The follow up would be to learn to ask questions. When you get into something, especially something confusing, pause and ask yourself: what am I missing about this? Try to put yourself into the shoes of the people who wrote it 5000 years ago. There’s actually a great quote from Brigham Young whose then quoted and expanded on by Widtsoe, where he says, “Brothers and sisters, do you read the scriptures as though you were in the place of those writing them 5000 years ago? If not, you need to try doing that.” Widtsoe calls this reading intelligently. Pause and ask yourself questions. What does the author assume that I know that I don’t know? What genre might this be and how does that affect it? As you go through, look for clues, look for notes. Second, take advantage of, to quote the Book of Mormon, the means that God has given us.

That is, BYU has plenty of scholars who have written lots of stuff. There is stuff written on just about every book of the Bible that at least approaches some of these questions. Sometimes less than others. Sometimes not quite as thoroughly as I would like, but at least in the last couple of years there is a lot of good LDS scholarship coming out. Whether in journals like BYU Studies or the religious educator. Whether in symposia or books. There is a lot of good, faithful, academic information coming out, particularly about the Bible. It’s a very exciting time, so take advantage of what exists that is out there.

Number one, get a modern translation. Number two, learn to ask good questions, and if you have trouble coming up with good questions, you should go look for either Julie Smith’s book on the gospels called “Search, Ponder, and Pray,” which is a collection of questions or you can get Jim Falconer’s books. He’s a BYU philosophy professor. It’s a series called the Book of Mormon Made Harder, the Old Testament Made Harder, the New Testament Made Harder. It’s about 95% thought questions, and they’re not boring, back of the manual questions, either. They’re thought- provoking, and they will get you going on things to ask and things to look for.

Between getting a new translation and learning to ask questions, a third one logically follows. Write down what you’re learning. Write down the questions you have, write down the information and the answers you find. If you don’t write down what you’re learning, the next time you return to that text it’s probably gone, and you’re starting from scratch again. Whether you want to use the church’s new system where you log in and it keeps your notes on individual scriptures, whether you want to use an app like Evernote or Notes for iOS or even something like a Microsoft Word file or a paper binder, the important thing is to keep note of what you’re learning and the questions that you haven’t answered, so that you can build on that knowledge and collect it and save it and grow with it.

Amanda Brown:       That’s great. Thanks for talking with us today, Ben.

Ben Spackman:         Thank you for having me. It’s been a pleasure.

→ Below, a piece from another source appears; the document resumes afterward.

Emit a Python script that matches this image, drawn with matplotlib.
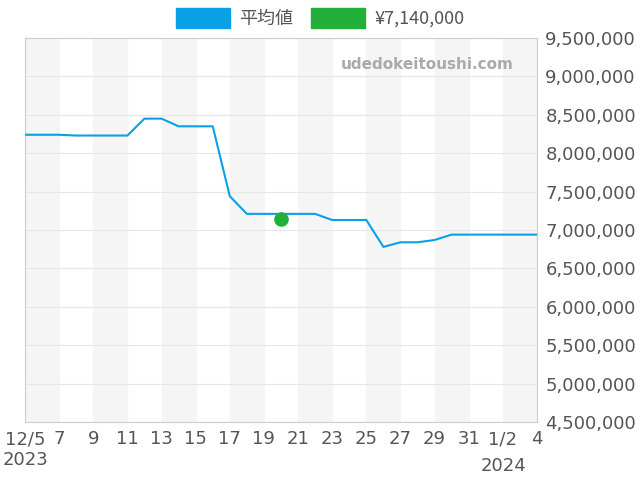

Disclaimer:                  LDS Perspectives Podcast is not affiliated with The Church of Jesus Christ of Latter-day Saints. The opinions expressed on this episode represent the views of the guests and the podcaster alone, and LDS Perspectives Podcast and its parent organization may or may not agree with them. While the ideas presented may vary from traditional understandings or teachings, they in no way reflect criticism of LDS church leaders, policies, or practices.